Lo sagrado es aquello que no es cuestionable, discutible ni negociable. No al menos sin correr el riesgo de ser expulsado de la comunidad de los creyentes. Puede aparentarse que se habla de ello en el debate público, al fin y al cabo vivimos (aún) en un sistema de libertades formales, pero en la práctica quien realmente tiene mando en plaza no está dispuesto a dejar que se pase de las palabras a los hechos, y a que lo sagrado deje de serlo. He ahí un claro límite, uno más, de nuestra demediada democracia.
El territorio por excelencia de esta sacralización de la política es el nacionalismo. Nada nuevo, como se sabe, pero no por ello menos inquietante. Quien más quien menos tiene grabadas en su memoria imágenes del pasado que preferiría borrar, algunas de ellas no muy alejadas en el tiempo. Un Jefe del Estado, cuerpo de la nación, entrando en las catedrales bajo palio. Magnas concentraciones en las que la masa se sublimaba en comunidad nacional. Montañas sagradas donde lo mismo se recibía al hombrecillo de las gafas redondas y el uniforme negro que se alentaba la idea del pueblo elegido y perseguido. El tiro en la nuca a los enemigos de la comunidad nacional. Las celebraciones rituales por los mártires de la nación y la renovación en el altar de la patria del compromiso de sacrificio que reclamaban las voces ancestrales.
Hoy las cosas, por fortuna, tienen poco que ver con ese pasado, en ocasiones tan cercano. Los tiempos, en efecto, son otros. Los peligros, también. Son diferentes, y no es algo menor, las bases de legitimidad, las formas de actuación y los proyectos políticos, ahora democráticos. Sin embargo, sigue habiendo territorio para los líderes mesiánicos dispuestos a llevar a su pueblo hasta la tierra prometida, no importan las plagas que puedan caer sobre él a lo largo del camino. Las masas se encandenan para transfigurarse en nación en marcha, en medio de gran despliegue televisivo y enorme beneficio para expertos en merchandising. En la montaña sagrada se sigue invocando al pueblo de Dios en su camino de liberación. Las antorchas iluminan los desfiles nocturnos que culminan en oraciones patrióticas ante la tumba de los predecesores. El fuego sagrado, nuevamente en el altar.

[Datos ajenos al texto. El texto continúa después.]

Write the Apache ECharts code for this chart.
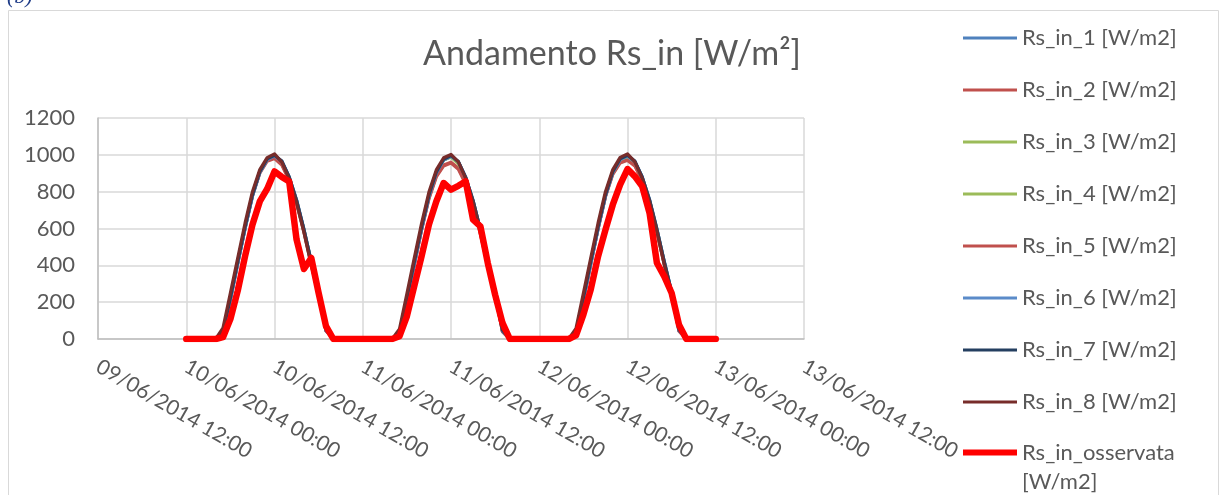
<!DOCTYPE html>
<html>
<head>
<meta charset="utf-8">
<script src="https://cdn.jsdelivr.net/npm/echarts@6/dist/echarts.min.js"></script>
<style>
html,body{margin:0;padding:0;background:#fff;}
#chart{width:1224px;height:495px;}
</style>
</head>
<body>
<div id="chart"></div>
<script>
// X axis tick labels (every 12 h, axis starts 09/06/2014 12:00)
const tickLabels = ['09/06/2014 12:00','10/06/2014 00:00','10/06/2014 12:00','11/06/2014 00:00','11/06/2014 12:00','12/06/2014 00:00','12/06/2014 12:00','13/06/2014 00:00','13/06/2014 12:00'];
// hourly samples from 10/06/2014 00:00 (=12 h after axis start) to 13/06/2014 00:00
const firstSampleHour = 12;

const seriesNames = ['Rs_in_1 [W/m2]','Rs_in_2 [W/m2]','Rs_in_3 [W/m2]','Rs_in_4 [W/m2]','Rs_in_5 [W/m2]','Rs_in_6 [W/m2]','Rs_in_7 [W/m2]','Rs_in_8 [W/m2]','Rs_in_osservata [W/m2]'];

const rs1 = [0,0,0,0,0,30,215,410,600,775,905,975,995,965,880,755,595,420,255,45,0,0,0,0,
             0,0,0,0,0,28,210,405,598,772,902,972,992,962,878,752,592,418,252,42,0,0,0,0,
             0,0,0,0,0,32,214,408,600,776,905,974,994,964,880,756,596,420,256,46,0,0,0,0,0];
const rs2 = [0,0,0,0,0,35,220,415,605,780,905,970,985,950,865,740,585,410,245,45,0,0,0,0,
             0,0,0,0,0,30,212,405,595,765,885,945,960,928,848,728,572,400,240,40,0,0,0,0,
             0,0,0,0,0,34,216,410,600,775,898,960,975,945,862,740,584,408,246,44,0,0,0,0,0];
const rs3 = [0,0,0,0,0,40,225,420,610,785,910,975,990,955,870,745,590,415,250,50,0,0,0,0,
             0,0,0,0,0,38,222,418,606,782,906,972,988,952,868,744,588,412,248,48,0,0,0,0,
             0,0,0,0,0,40,224,420,608,784,908,974,990,954,870,746,590,414,250,50,0,0,0,0,0];
const rs4 = [0,0,0,0,0,40,228,422,612,786,910,976,992,956,872,746,590,414,248,48,0,0,0,0,
             0,0,0,0,0,38,224,420,610,784,908,974,990,954,870,745,588,412,246,46,0,0,0,0,
             0,0,0,0,0,40,226,422,612,786,910,976,992,956,872,747,590,414,248,48,0,0,0,0,0];
const rs5 = [0,0,0,0,0,35,218,412,602,778,900,965,980,945,860,738,580,405,242,44,0,0,0,0,
             0,0,0,0,0,30,210,402,592,762,880,940,955,922,842,724,568,398,238,40,0,0,0,0,
             0,0,0,0,0,33,214,408,598,772,894,956,970,940,858,736,580,405,244,43,0,0,0,0,0];
const rs6 = [0,0,0,0,0,32,215,410,600,776,904,974,994,964,878,752,594,418,254,46,0,0,0,0,
             0,0,0,0,0,30,212,406,598,774,902,972,992,962,876,750,592,416,252,44,0,0,0,0,
             0,0,0,0,0,32,214,408,600,776,904,974,993,963,878,754,595,418,255,46,0,0,0,0,0];
const rs7 = [0,0,0,0,0,38,222,418,608,782,908,978,998,966,880,754,596,420,256,50,0,0,0,0,
             0,0,0,0,0,36,220,416,606,780,906,976,996,964,878,752,594,418,254,48,0,0,0,0,
             0,0,0,0,0,38,222,418,608,782,908,978,998,966,880,755,596,420,256,50,0,0,0,0,0];
const rs8 = [0,0,0,0,0,60,250,440,630,800,920,985,1005,960,870,740,580,400,240,60,0,0,0,0,
             0,0,0,0,0,55,245,438,628,798,918,984,1002,962,872,742,582,402,238,55,0,0,0,0,
             0,0,0,0,0,58,248,440,630,800,920,986,1005,962,872,744,584,404,242,58,0,0,0,0,0];
const rsObs = [0,0,0,0,0,10,108,262,450,620,747,815,910,880,855,540,380,440,250,70,0,0,0,0,
               0,0,0,0,0,15,123,286,449,621,747,847,811,832,856,648,612,413,240,87,0,0,0,0,
               0,0,0,0,0,20,132,268,449,593,729,838,923,883,829,684,413,340,250,78,0,0,0,0,0];

const seriesValues = [rs1, rs2, rs3, rs4, rs5, rs6, rs7, rs8, rsObs];
const seriesColors = ['#4F81BD','#C0504D','#9BBB59','#9BBB59','#C0504D','#5B8BC9','#243F60','#772C2A','#FF0000'];
const seriesWidths = [3.2,3.2,3.2,3.2,3.2,3.2,3.2,3.2,6.5];

const FONT = 'Lato';
const TXT = '#595959';

const chart = echarts.init(document.getElementById('chart'), null, {renderer:'canvas'});

const series = seriesValues.map((vals, k) => ({
  name: seriesNames[k],
  type: 'line',
  data: vals.map((v, i) => [firstSampleHour + i, v]),
  showSymbol: false,
  symbol: 'none',
  smooth: false,
  animation: false,
  color: seriesColors[k],
  lineStyle: { width: seriesWidths[k], color: seriesColors[k], cap: 'round', join: 'round' },
  z: 2 + k
}));

chart.setOption({
  animation: false,
  title: {
    text: 'Andamento Rs_in [W/m²]',
    left: 'center',
    top: 32,
    textStyle: { fontFamily: FONT, fontSize: 34, fontWeight: 'normal', color: TXT }
  },
  legend: [{
    data: seriesNames.slice(0, 8),
    orient: 'vertical',
    left: 963,
    top: 26,
    padding: 0,
    itemWidth: 54,
    itemHeight: 3,
    itemGap: 28,
    icon: 'rect',
    textStyle: { fontFamily: FONT, fontSize: 22, color: TXT, lineHeight: 24 }
  }, {
    data: [seriesNames[8]],
    orient: 'vertical',
    left: 963,
    top: 409,
    padding: 0,
    itemWidth: 54,
    itemHeight: 6,
    icon: 'rect',
    formatter: () => '\u00a0\nRs_in_osservata\n[W/m2]',
    textStyle: { fontFamily: FONT, fontSize: 22, color: TXT, lineHeight: 29 }
  }],
  grid: { left: 98, top: 118, right: 420, bottom: 156, containLabel: false },
  xAxis: {
    type: 'value',
    min: 0,
    max: 96,
    interval: 12,
    axisLine: { show: true, lineStyle: { color: '#BFBFBF', width: 1.5 } },
    axisTick: { show: false },
    splitLine: { show: true, lineStyle: { color: '#D9D9D9', width: 1.5 } },
    axisLabel: {
      rotate: -30,
      margin: 26,
      formatter: v => tickLabels[Math.round(v / 12)],
      fontFamily: FONT, fontSize: 21, color: TXT,
      showMinLabel: true, showMaxLabel: true
    }
  },
  yAxis: {
    type: 'value',
    min: 0,
    max: 1200,
    interval: 200,
    axisLine: { show: true, lineStyle: { color: '#BFBFBF', width: 1.5 } },
    axisTick: { show: false },
    splitLine: { show: true, lineStyle: { color: '#D9D9D9', width: 1.5 } },
    axisLabel: { margin: 23, formatter: v => String(v), fontFamily: FONT, fontSize: 22, color: TXT }
  },
  graphic: [{
    type: 'rect',
    shape: { x: 8.5, y: 10.5, width: 1210, height: 520 },
    style: { fill: 'none', stroke: '#D9D9D9', lineWidth: 1 },
    silent: true, z: -1
  }, {
    type: 'text',
    left: 7,
    top: -14,
    style: { text: '(b)', font: 'italic 22px "Liberation Serif"', fill: '#1F3C88' },
    silent: true
  }],
  series: series
});
</script>
</body>
</html>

Al otro lado del río, la conferencia de mitrados, con su siniestro jefe a la cabeza, condena por inmoral todo atentado contra la unidad de la patria verdadera. Las otras, ya se sabe, son todas falsas. Los chicos del coro entonan el salmo de la nación más antigua de Europa. Y el jefe de la gran tribu dice que con quienes quieren trocear la sagrada soberanía del pueblo no hay nada que hablar. Sus huestes lo jalean, convencidas de que las sagradas escrituras constitucionales las amparan, y aquí paz y después gloria.
Algunos agnósticos contemplamos todo este espectáculo entre la desolación y el hartazgo, atrapados entre la espada de la consulta imposible y el muro de la ley intocable, salvo que lo mande la autoridad, europea por supuesto. El olor del incienso lo envuelve todo y, a las puertas del centenario de verdad, el de 1914, muchos nos acordamos del coronel Dax invocando al gran Samuel Johnson y su lúcida admonición sobre el patriotismo. La razón ni está ni se la espera.